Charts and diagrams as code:

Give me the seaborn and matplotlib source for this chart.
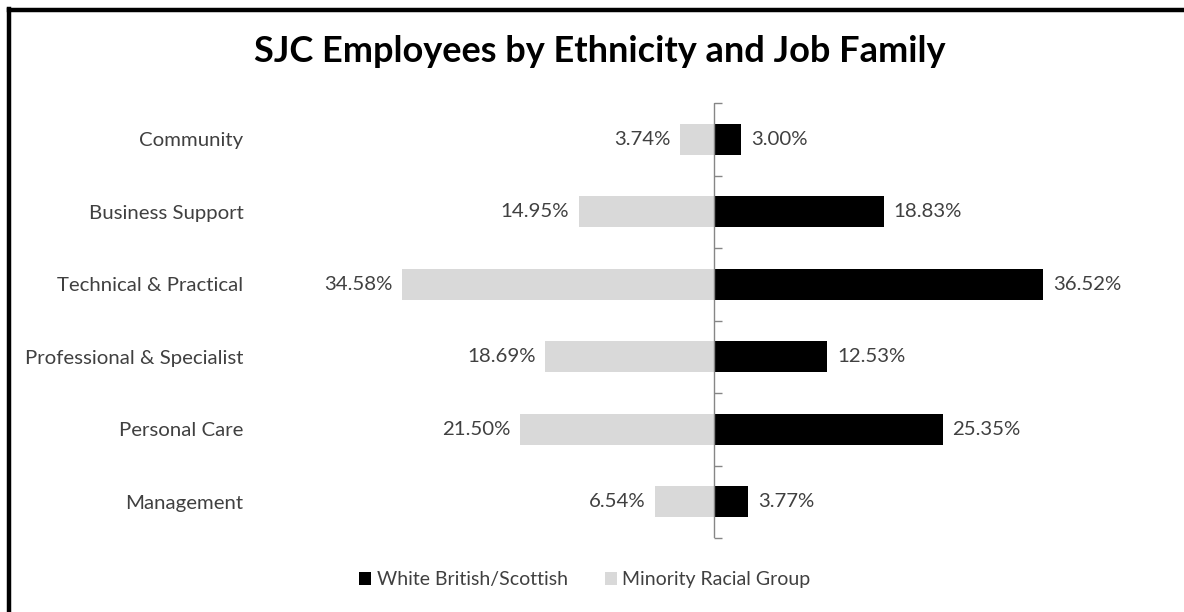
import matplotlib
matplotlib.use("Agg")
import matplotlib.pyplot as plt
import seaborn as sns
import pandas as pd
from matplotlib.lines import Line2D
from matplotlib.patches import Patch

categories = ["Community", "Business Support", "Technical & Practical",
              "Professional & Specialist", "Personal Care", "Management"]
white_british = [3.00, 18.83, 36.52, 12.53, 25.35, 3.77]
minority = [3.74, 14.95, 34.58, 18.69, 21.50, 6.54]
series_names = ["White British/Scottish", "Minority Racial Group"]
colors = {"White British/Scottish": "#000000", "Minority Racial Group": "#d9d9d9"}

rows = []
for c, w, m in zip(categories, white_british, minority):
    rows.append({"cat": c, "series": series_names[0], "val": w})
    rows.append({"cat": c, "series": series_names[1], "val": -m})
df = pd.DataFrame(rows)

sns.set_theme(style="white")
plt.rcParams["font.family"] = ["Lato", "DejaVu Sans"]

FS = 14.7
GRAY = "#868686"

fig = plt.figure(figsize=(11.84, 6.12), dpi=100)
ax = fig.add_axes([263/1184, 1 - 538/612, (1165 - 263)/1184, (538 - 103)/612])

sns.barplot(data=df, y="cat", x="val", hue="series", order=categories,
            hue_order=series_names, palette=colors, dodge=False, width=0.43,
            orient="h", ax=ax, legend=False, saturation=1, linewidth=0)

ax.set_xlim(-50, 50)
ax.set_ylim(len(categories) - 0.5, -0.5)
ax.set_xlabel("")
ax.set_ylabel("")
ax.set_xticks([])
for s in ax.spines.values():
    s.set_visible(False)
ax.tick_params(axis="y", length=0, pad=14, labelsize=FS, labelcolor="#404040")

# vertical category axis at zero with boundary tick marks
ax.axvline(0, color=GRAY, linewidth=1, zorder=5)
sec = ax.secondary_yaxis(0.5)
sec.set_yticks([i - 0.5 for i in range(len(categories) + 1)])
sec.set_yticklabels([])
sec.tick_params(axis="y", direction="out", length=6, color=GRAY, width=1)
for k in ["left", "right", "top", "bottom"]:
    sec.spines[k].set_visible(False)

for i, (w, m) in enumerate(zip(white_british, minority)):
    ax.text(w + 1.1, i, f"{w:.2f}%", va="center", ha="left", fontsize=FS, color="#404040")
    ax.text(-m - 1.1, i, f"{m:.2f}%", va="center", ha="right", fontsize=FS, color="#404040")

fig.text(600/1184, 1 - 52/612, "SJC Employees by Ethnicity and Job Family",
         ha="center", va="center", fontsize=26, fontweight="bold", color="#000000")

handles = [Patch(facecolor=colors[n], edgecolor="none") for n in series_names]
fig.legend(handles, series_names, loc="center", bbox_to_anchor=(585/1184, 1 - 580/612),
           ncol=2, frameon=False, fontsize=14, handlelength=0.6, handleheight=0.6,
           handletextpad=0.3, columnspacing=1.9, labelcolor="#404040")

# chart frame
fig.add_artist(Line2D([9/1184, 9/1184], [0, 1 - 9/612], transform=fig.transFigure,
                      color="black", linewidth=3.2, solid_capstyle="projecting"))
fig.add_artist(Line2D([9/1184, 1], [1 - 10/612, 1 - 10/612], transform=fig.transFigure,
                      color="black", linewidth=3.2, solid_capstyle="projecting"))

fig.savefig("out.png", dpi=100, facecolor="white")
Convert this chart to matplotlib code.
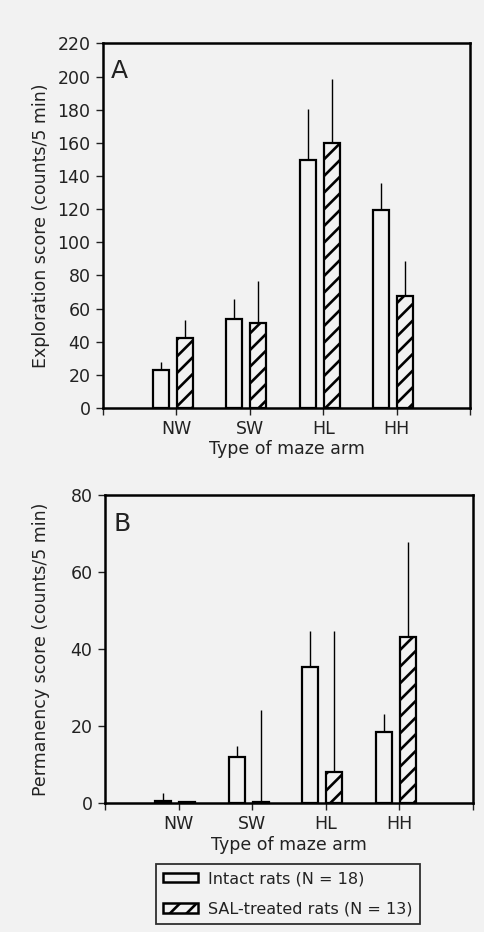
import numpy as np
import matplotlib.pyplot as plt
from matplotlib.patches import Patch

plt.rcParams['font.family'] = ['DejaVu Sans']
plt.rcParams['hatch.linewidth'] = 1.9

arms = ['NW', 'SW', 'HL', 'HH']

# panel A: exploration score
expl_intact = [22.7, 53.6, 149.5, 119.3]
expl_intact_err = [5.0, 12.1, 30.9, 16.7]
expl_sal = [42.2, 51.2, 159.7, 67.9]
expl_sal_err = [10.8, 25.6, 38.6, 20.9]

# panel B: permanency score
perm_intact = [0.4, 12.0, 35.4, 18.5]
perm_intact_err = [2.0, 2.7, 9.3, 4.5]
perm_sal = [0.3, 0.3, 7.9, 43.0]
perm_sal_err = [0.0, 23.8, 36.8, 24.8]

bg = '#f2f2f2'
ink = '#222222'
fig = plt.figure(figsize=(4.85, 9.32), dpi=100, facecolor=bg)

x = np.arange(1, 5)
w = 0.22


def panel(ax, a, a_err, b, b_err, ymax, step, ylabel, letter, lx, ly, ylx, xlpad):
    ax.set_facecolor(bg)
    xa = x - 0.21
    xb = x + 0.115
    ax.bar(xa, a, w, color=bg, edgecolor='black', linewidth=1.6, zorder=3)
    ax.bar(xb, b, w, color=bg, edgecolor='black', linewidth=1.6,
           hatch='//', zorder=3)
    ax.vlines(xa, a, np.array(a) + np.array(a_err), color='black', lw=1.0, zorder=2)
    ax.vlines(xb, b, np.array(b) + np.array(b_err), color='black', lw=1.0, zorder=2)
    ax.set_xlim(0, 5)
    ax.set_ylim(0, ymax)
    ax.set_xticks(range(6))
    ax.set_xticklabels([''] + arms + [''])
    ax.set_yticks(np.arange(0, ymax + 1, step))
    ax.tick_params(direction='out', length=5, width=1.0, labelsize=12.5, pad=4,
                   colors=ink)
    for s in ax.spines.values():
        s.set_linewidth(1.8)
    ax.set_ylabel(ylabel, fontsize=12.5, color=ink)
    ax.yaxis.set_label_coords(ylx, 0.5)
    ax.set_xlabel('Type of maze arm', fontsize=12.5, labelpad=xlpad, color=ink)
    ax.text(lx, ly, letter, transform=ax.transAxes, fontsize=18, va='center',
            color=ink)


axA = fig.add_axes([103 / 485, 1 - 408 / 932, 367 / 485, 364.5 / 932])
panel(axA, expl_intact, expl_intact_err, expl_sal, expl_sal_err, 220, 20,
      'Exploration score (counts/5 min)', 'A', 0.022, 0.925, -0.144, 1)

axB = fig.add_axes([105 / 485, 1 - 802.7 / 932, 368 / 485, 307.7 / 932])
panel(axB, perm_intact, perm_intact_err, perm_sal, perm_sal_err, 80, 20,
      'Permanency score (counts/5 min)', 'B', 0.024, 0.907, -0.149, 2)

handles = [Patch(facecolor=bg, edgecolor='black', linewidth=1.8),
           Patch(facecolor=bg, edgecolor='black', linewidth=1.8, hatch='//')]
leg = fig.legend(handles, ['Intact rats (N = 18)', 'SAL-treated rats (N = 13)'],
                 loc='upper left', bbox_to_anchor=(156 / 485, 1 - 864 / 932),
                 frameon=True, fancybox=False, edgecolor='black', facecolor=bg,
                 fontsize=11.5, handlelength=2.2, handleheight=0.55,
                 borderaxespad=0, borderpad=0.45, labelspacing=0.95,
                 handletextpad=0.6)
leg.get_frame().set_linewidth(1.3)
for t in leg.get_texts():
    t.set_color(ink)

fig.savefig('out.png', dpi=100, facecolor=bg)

==

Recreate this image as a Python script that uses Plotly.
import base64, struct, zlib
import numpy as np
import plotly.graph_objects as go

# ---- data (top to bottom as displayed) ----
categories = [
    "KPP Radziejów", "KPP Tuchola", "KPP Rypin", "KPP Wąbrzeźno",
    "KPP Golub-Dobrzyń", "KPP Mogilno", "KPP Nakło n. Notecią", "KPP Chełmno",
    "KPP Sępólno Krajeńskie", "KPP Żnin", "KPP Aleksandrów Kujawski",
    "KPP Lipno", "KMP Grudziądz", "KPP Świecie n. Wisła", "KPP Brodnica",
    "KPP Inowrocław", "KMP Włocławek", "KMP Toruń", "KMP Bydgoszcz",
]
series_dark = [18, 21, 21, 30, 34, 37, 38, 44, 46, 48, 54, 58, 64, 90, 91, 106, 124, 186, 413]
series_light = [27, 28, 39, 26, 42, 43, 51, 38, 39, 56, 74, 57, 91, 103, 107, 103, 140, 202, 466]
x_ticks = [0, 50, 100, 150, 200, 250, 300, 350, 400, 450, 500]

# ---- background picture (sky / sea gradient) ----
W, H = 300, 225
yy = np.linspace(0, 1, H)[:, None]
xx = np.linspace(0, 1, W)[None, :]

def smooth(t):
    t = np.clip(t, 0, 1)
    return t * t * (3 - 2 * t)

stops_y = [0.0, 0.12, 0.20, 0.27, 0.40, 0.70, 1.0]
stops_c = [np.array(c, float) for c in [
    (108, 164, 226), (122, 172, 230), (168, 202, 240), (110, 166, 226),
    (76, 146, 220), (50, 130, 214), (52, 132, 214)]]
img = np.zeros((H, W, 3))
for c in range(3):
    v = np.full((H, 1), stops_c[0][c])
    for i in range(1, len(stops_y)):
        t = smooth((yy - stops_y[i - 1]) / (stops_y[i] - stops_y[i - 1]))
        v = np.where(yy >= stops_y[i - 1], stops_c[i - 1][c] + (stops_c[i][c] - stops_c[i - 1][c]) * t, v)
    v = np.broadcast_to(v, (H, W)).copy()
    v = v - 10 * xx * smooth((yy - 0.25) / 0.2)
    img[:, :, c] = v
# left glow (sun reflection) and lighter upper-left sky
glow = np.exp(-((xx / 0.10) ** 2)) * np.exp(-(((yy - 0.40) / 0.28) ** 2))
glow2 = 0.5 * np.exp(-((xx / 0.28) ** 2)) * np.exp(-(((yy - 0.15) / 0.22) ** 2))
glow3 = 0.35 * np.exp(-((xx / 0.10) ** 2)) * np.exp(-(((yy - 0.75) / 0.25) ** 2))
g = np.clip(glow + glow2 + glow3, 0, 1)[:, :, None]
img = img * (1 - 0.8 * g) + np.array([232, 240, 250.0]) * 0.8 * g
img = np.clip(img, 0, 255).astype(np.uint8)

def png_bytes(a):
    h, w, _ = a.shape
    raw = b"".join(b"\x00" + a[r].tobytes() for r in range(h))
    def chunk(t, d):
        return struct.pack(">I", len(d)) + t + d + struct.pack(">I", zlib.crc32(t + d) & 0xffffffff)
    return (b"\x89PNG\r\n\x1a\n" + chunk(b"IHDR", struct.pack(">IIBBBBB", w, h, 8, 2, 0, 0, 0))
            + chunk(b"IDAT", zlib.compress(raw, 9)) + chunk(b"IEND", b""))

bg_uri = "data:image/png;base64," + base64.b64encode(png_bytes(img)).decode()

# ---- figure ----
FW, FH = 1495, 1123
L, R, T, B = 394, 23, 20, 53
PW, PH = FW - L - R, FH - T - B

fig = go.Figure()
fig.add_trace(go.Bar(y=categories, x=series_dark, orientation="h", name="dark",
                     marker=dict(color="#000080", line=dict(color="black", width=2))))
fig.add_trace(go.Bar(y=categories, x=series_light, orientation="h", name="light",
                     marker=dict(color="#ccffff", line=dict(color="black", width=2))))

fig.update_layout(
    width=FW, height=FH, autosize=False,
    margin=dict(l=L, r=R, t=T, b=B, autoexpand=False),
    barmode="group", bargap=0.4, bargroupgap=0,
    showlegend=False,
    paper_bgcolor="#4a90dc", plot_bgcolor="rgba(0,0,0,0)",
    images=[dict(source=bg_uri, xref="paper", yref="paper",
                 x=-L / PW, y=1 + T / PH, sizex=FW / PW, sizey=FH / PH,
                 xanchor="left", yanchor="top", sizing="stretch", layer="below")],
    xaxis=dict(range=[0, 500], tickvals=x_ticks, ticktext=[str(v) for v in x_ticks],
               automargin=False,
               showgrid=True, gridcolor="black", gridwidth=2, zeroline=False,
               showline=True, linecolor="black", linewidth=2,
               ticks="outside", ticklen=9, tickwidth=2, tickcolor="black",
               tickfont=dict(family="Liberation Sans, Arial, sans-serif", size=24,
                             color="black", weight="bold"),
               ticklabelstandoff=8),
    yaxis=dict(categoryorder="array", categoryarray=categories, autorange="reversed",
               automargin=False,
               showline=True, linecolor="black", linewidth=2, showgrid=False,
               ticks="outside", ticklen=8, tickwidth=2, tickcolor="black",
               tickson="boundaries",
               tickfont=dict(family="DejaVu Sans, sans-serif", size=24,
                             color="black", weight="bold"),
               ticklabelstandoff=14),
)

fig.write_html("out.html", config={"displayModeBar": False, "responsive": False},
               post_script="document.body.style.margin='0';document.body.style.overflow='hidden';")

▶ [Exercise objective]: Write out exactly the lines from the one that has "Convert this chart to matplotlib code." down to the one that has "0.925, -0.144, 1)", including both. Pictures stay out of the copy.

▶ [Task output]:
Convert this chart to matplotlib code.
import numpy as np
import matplotlib.pyplot as plt
from matplotlib.patches import Patch

plt.rcParams['font.family'] = ['DejaVu Sans']
plt.rcParams['hatch.linewidth'] = 1.9

arms = ['NW', 'SW', 'HL', 'HH']

# panel A: exploration score
expl_intact = [22.7, 53.6, 149.5, 119.3]
expl_intact_err = [5.0, 12.1, 30.9, 16.7]
expl_sal = [42.2, 51.2, 159.7, 67.9]
expl_sal_err = [10.8, 25.6, 38.6, 20.9]

# panel B: permanency score
perm_intact = [0.4, 12.0, 35.4, 18.5]
perm_intact_err = [2.0, 2.7, 9.3, 4.5]
perm_sal = [0.3, 0.3, 7.9, 43.0]
perm_sal_err = [0.0, 23.8, 36.8, 24.8]

bg = '#f2f2f2'
ink = '#222222'
fig = plt.figure(figsize=(4.85, 9.32), dpi=100, facecolor=bg)

x = np.arange(1, 5)
w = 0.22


def panel(ax, a, a_err, b, b_err, ymax, step, ylabel, letter, lx, ly, ylx, xlpad):
    ax.set_facecolor(bg)
    xa = x - 0.21
    xb = x + 0.115
    ax.bar(xa, a, w, color=bg, edgecolor='black', linewidth=1.6, zorder=3)
    ax.bar(xb, b, w, color=bg, edgecolor='black', linewidth=1.6,
           hatch='//', zorder=3)
    ax.vlines(xa, a, np.array(a) + np.array(a_err), color='black', lw=1.0, zorder=2)
    ax.vlines(xb, b, np.array(b) + np.array(b_err), color='black', lw=1.0, zorder=2)
    ax.set_xlim(0, 5)
    ax.set_ylim(0, ymax)
    ax.set_xticks(range(6))
    ax.set_xticklabels([''] + arms + [''])
    ax.set_yticks(np.arange(0, ymax + 1, step))
    ax.tick_params(direction='out', length=5, width=1.0, labelsize=12.5, pad=4,
                   colors=ink)
    for s in ax.spines.values():
        s.set_linewidth(1.8)
    ax.set_ylabel(ylabel, fontsize=12.5, color=ink)
    ax.yaxis.set_label_coords(ylx, 0.5)
    ax.set_xlabel('Type of maze arm', fontsize=12.5, labelpad=xlpad, color=ink)
    ax.text(lx, ly, letter, transform=ax.transAxes, fontsize=18, va='center',
            color=ink)


axA = fig.add_axes([103 / 485, 1 - 408 / 932, 367 / 485, 364.5 / 932])
panel(axA, expl_intact, expl_intact_err, expl_sal, expl_sal_err, 220, 20,
      'Exploration score (counts/5 min)', 'A', 0.022, 0.925, -0.144, 1)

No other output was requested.